Close this search box.

Frances Blaisdell Leading the Way (1912-2009)

compiled by editors | March 2017

    In 1928, a young flutist Frances Blaisdell wrote the Institute of Music Art (the music school that would eventually become the Juilliard School of Music) requesting an audition with flute professor Georges Barrère (1876-1944). The audition was scheduled, and Blaisdell arrived with her father who had been her first flute teacher. According to Nancy Toff in Monarch of the Flute: The Life of Georges Barrère, the recording secretary at the school informed Blaisdell that there had been a mistake as they were expecting a boy. At that time the school did not accept female wind players because it would “lose its investment.” Evidently the recording secretary had mistakenly spelled her name in the masculine form (Francis) rather than Frances.
    Blaisdell insisted on taking the audition and played the Cecile Chaminade Concertino. After hearing her play, Barrère said, “You go to zee office, and you tell zem I want you, and, if nécéssaire, you have a full scholarship. Comprenez-vous?”
Blaisdell became a protégé of Barrère and upon his death took his place in the Barrère Trio. By 1930 she was first flute of the National Orchestral Association, the New Opera Company and in the New Friends of Music. In 1932 she was soloist at a New York Philharmonic’s children’s concert performing Mozart Concerto in D, K. 314.
    However, in 1937 she was denied an audition for assistant principal flute with the New York Philharmonic because she was a woman. Although she later played as an extra flutist on compositions requiring a larger flute section, she was never offered a contract by them. She married Alexander Williams, the first clarinetist of the New York Philharmonic, and with three other players, they formed the Blaisdell Woodwind Quintet.

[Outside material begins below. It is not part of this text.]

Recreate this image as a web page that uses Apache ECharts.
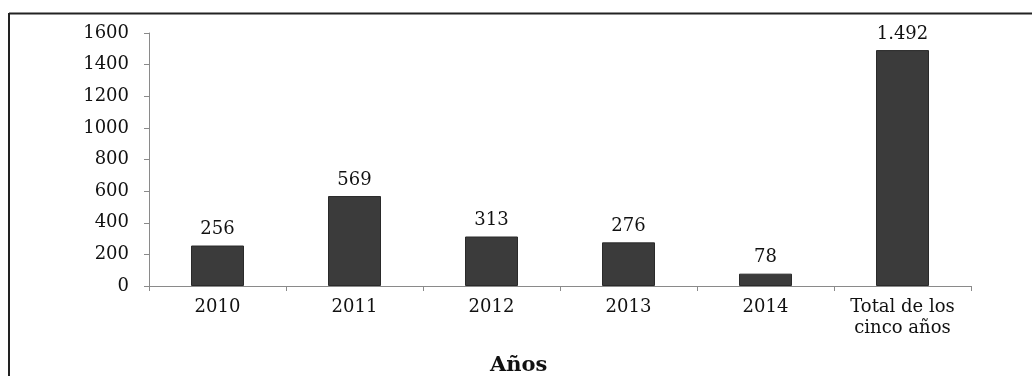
<!DOCTYPE html>
<html>
<head>
<meta charset="utf-8">
<script src="https://cdn.jsdelivr.net/npm/echarts@6/dist/echarts.min.js"></script>
<style>
html,body{margin:0;padding:0;background:#fff;}
#chart{width:1032px;height:376px;}
</style>
</head>
<body>
<div id="chart"></div>
<script>
const categories = ['2010', '2011', '2012', '2013', '2014', 'Total de los\ncinco años'];
const values = [256, 569, 313, 276, 78, 1492];
const yTicks = [0, 200, 400, 600, 800, 1000, 1200, 1400, 1600];
const axisTitle = 'Años';

const FONT = '"DejaVu Serif", "Liberation Serif", serif';
const chart = echarts.init(document.getElementById('chart'), null, {renderer: 'canvas'});
chart.setOption({
  backgroundColor: '#fff',
  animation: false,
  title: {
    text: axisTitle,
    left: 485,
    top: 350,
    textStyle: {fontFamily: FONT, fontSize: 21, fontWeight: 'bold', color: '#111'}
  },
  grid: {left: 149, right: 61, top: 33, bottom: 90, containLabel: false},
  xAxis: {
    type: 'category',
    data: categories,
    axisLine: {show: true, lineStyle: {color: '#8a8a8a', width: 1}},
    axisTick: {show: true, alignWithLabel: false, length: 5, lineStyle: {color: '#8a8a8a'}},
    axisLabel: {
      margin: 11, color: '#111', fontFamily: FONT, fontSize: 18, lineHeight: 21, interval: 0
    }
  },
  yAxis: {
    type: 'value',
    min: yTicks[0],
    max: yTicks[yTicks.length - 1],
    interval: 200,
    splitLine: {show: false},
    axisLine: {show: true, lineStyle: {color: '#8a8a8a', width: 1}},
    axisTick: {show: true, length: 5, lineStyle: {color: '#8a8a8a'}},
    axisLabel: {margin: 20, color: '#111', fontFamily: FONT, fontSize: 18, formatter: v => String(v)}
  },
  series: [{
    type: 'bar',
    data: values,
    barWidth: 53,
    itemStyle: {color: '#3b3b3b', borderColor: '#2a2a2a', borderWidth: 1},
    label: {
      show: true,
      position: 'top',
      distance: 7,
      color: '#111',
      fontFamily: FONT,
      fontSize: 18,
      formatter: p => String(p.value).replace(/\B(?=(\d{3})+(?!\d))/g, '.')
    }
  }],
  graphic: [
    {type: 'line', shape: {x1: 9, y1: 13.5, x2: 1032, y2: 13.5}, style: {stroke: '#222', lineWidth: 2}},
    {type: 'line', shape: {x1: 9, y1: 13, x2: 9, y2: 376}, style: {stroke: '#222', lineWidth: 2}}
  ]
});
</script>
</body>
</html>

    Over the course of her career she performed concertos with regional orchestras and with a variety of ensembles including appearances on Broadway, at Radio City Music Hall, and with Phil Spitalny and His All-Girl Orchestra on the Hour of Charm that could be heard on CBS and NBC radio. She also continued her studies with flute legends Marcel Moyse and William Kincaid. In 1994 she edited the J.J. Quantz Concerto for flute and piano, QV5: 174 including cadenzas by Georges Barrère. (The edition is published by G. Schirmer.)

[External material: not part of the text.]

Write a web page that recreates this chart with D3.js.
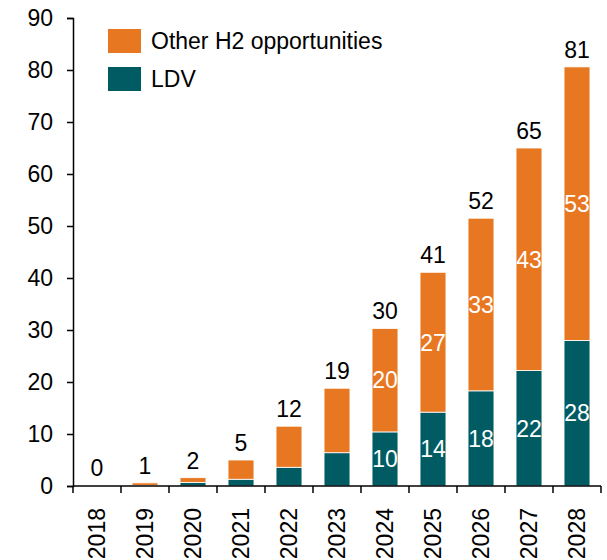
<!DOCTYPE html>
<html>
<head>
<meta charset="utf-8">
<script src="https://cdn.jsdelivr.net/npm/d3@7"></script>
<style>
  body { margin: 0; background: #fff; }
  text { font-family: "Liberation Sans", Arial, sans-serif; }
</style>
</head>
<body>
<div id="chart-area"></div>
<script>
// data
var years = ['2018', '2019', '2020', '2021', '2022', '2023', '2024', '2025', '2026', '2027', '2028'];
var ldv = [0.05, 0.1, 0.7, 1.3, 3.6, 6.4, 10.4, 14.2, 18.3, 22.2, 28.0];
var other = [0.05, 0.5, 0.9, 3.7, 7.9, 12.4, 19.9, 26.9, 33.2, 42.8, 52.6];
var yTicks = [0, 10, 20, 30, 40, 50, 60, 70, 80, 90];
var seriesNames = ['Other H2 opportunities', 'LDV'];
var colors = { ldv: '#005B63', other: '#E87722' };
var firstLabelledYear = 2024;

var fontSize = '23px';

var margin = { left: 73, right: 6, top: 18, bottom: 74 };
var width = 607 - margin.left - margin.right;
var height = 560 - margin.top - margin.bottom;

var svg = d3.select('#chart-area')
  .append('svg')
    .attr('width', 607)
    .attr('height', 560);

var area = svg.append('g')
  .attr('transform', 'translate(' + margin.left + ', ' + margin.top + ')');

var data = years.map(function(y, i) {
  return { year: y, ldv: ldv[i], other: other[i] };
});

var x = d3.scaleBand()
  .domain(years)
  .range([0, width])
  .paddingInner(0.46)
  .paddingOuter(0.23);

var y = d3.scaleLinear()
  .domain([0, 90])
  .range([height, 0]);

var stack = d3.stack().keys(['ldv', 'other']);
var layers = stack(data);

// bars
area.selectAll('g.layer')
  .data(layers)
  .enter()
  .append('g')
    .attr('class', 'layer')
    .attr('fill', function(d) { return colors[d.key]; })
  .selectAll('rect')
  .data(function(d) { return d; })
  .enter()
  .append('rect')
    .attr('x', function(d) { return x(d.data.year); })
    .attr('y', function(d) { return y(d[1]); })
    .attr('width', x.bandwidth())
    .attr('height', function(d) { return y(d[0]) - y(d[1]); })
    .attr('stroke', '#fff')
    .attr('stroke-width', 0.8);

// labels inside segments
layers.forEach(function(layer) {
  area.selectAll('text.in-' + layer.key)
    .data(layer.filter(function(d) { return +d.data.year >= firstLabelledYear; }))
    .enter()
    .append('text')
      .attr('class', 'in-' + layer.key)
      .attr('x', function(d) { return x(d.data.year) + x.bandwidth() / 2; })
      .attr('y', function(d) { return y((d[0] + d[1]) / 2); })
      .attr('dy', '0.36em')
      .attr('text-anchor', 'middle')
      .attr('font-size', fontSize)
      .attr('fill', '#fff')
      .text(function(d) { return Math.round(d[1] - d[0]); });
});

// totals on top
area.selectAll('text.total')
  .data(data)
  .enter()
  .append('text')
    .attr('class', 'total')
    .attr('x', function(d) { return x(d.year) + x.bandwidth() / 2; })
    .attr('y', function(d) { return y(d.ldv + d.other) - 9; })
    .attr('text-anchor', 'middle')
    .attr('font-size', fontSize)
    .attr('fill', '#000')
    .text(function(d) { return Math.round(d.ldv + d.other); });

// Y axis
var yAxis = area.append('g')
  .call(d3.axisLeft(y).tickValues(yTicks).tickSize(6).tickPadding(14));
yAxis.selectAll('text').attr('font-size', fontSize).attr('fill', '#000');
yAxis.selectAll('line').attr('stroke', '#000').attr('stroke-width', 1.5);
yAxis.select('.domain').attr('stroke', '#000').attr('stroke-width', 1.5);

// X axis: ticks sit on band edges
var xAxis = area.append('g')
  .attr('transform', 'translate(0, ' + height + ')');

xAxis.append('line')
  .attr('x1', 0).attr('x2', width)
  .attr('stroke', '#000').attr('stroke-width', 1.5);

var step = x.step();
var edges = years.map(function(d) { return x(d) - x.paddingInner() * step / 2; }).concat([width]);
xAxis.selectAll('line.edge')
  .data(edges)
  .enter()
  .append('line')
    .attr('class', 'edge')
    .attr('x1', function(d) { return d; })
    .attr('x2', function(d) { return d; })
    .attr('y1', 0)
    .attr('y2', 7)
    .attr('stroke', '#000')
    .attr('stroke-width', 1.5);

xAxis.selectAll('text.year')
  .data(years)
  .enter()
  .append('text')
    .attr('class', 'year')
    .attr('transform', function(d) {
      return 'translate(' + (x(d) + x.bandwidth() / 2) + ', 22) rotate(-90)';
    })
    .attr('dy', '0.36em')
    .attr('text-anchor', 'end')
    .attr('font-size', fontSize)
    .attr('fill', '#000')
    .text(function(d) { return d; });

// legend
var legend = svg.append('g')
  .attr('transform', 'translate(108, 29)');

var legendColors = [colors.other, colors.ldv];
seriesNames.forEach(function(name, i) {
  var row = legend.append('g')
    .attr('transform', 'translate(0, ' + (i * 38) + ')');
  row.append('rect')
    .attr('width', 33)
    .attr('height', 24)
    .attr('fill', legendColors[i]);
  row.append('text')
    .attr('x', 43)
    .attr('y', 12)
    .attr('dy', '0.36em')
    .attr('font-size', fontSize)
    .attr('fill', '#000')
    .text(name);
});
</script>
</body>
</html>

    She taught at the Manhattan School of Music before moving to California where she taught at Stanford University for 35 years. In 2006 Blaisdell received the Lloyd W. Dinkelspiel Award for excellence in undergraduate education. In 1992, Chamber Music America wrote, “Every woman flute player in every major American orchestra, every little girl who pays the flute in a school band, has Frances Blaisdell to thank. She was first.”